The Wall Street Journal (WSJ) reports that the Federal Trade Commission (FTC) is close to reaching a record settlement with Google for the charge that it tracked Apple Safari web browser users. Google had earlier signed a 20-year consent decree in which it agreed not to misrepresent its privacy practices to consumers. Tracking Apple Safari users appears to be in violation of that agreement because Google had posted a statement in its online help center stating that these Safari users would not be tracked. The WSJ reports that Google will pay a penalty of $22.5 million, a record fine for the FTC.

When this issue first came out I wrote a post in which I argued:

“As always, the FTC can and should investigate if it discovers legitimate concerns about the business practices of a particular company. But companies should not face punitive sanctions for actions that do not cause consumer harm and are taken in good faith. To do so would discourage the type of fast-paced innovation that has defined the remarkable progress of the Internet era.”

I stand by these comments today. It’s always good to see the FTC involved in privacy enforcement. Regulatory oversight is an important means of keeping all companies honest and on top of their policies and practices. But companies will inevitably make mistakes. The speed of development on the Internet means that products and services change rapidly online and all of the policies describing these products may not always keep up. Certainly companies should keep these updated, but in the race to innovate, it is not surprising that on occasion something gets overlooked.

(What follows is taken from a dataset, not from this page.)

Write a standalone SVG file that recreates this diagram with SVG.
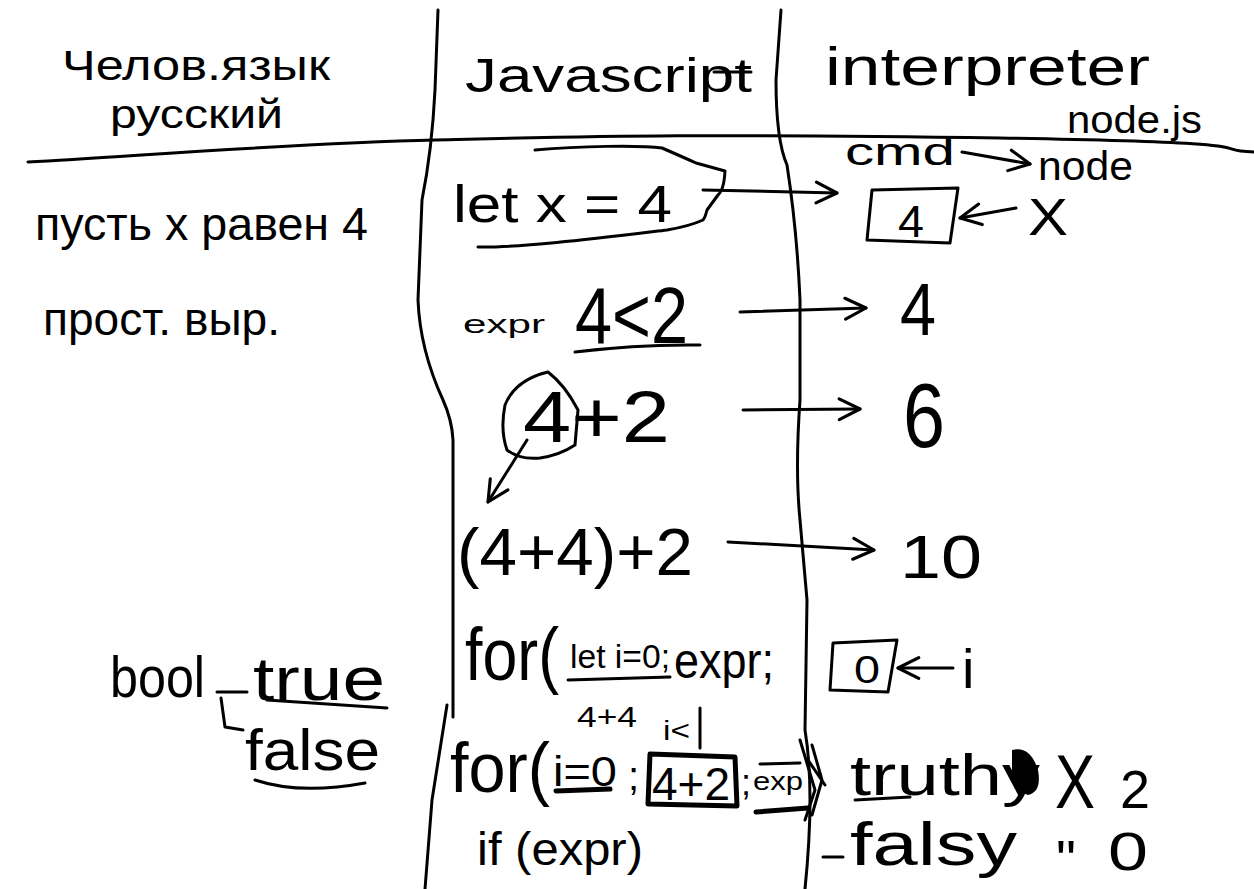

However, if a mistake is unintentional and does not result in consumer harm, then regulators should work to resolve the complaint rather than impose a punitive fine. In general, the penalties for violation of a privacy policy should reflect a sliding scale based on whether consumers were harmed by a company’s actions and whether a company intentionally tried to mislead its users. The table below reflects this concept. The idea is that penalties should be designed to encourage companies to make sure that they do not intentionally mislead their users or take actions that result in user harm.

Unintentional Intentional
No Harm No Penalty Penalty
Harm Penalty Large Penalty

Unfortunately the FTC’s proposed settlement shows that the FTC is focusing its limited resources on penalizing companies for unintentional actions that do not result in any actual user harm rather than directing these resources at cases where users suffer real harm or companies intentionally tried to mislead users. As a result, this proposed settlement may discourage companies from fully disclosing details about their data handling practices in the future. For example, in this case, there does not appear to be any evidence that Google intended to mislead consumers. Instead, the penalty is likely based on the fact that the company acted out of accordance with a statement that was posted on what appears to have been an outdated page of its help center. The takeaway for many companies will be that they are better off not sharing this information with consumers because then it can’t be used against them in the future.  Or they may just decide to slow down the release of new products and services until their lawyers have signed off on everything.

Either way, regulators should think carefully about the impact of fining companies for innocent mistakes that do not result in harm. In the long term, this may leave consumers worse off.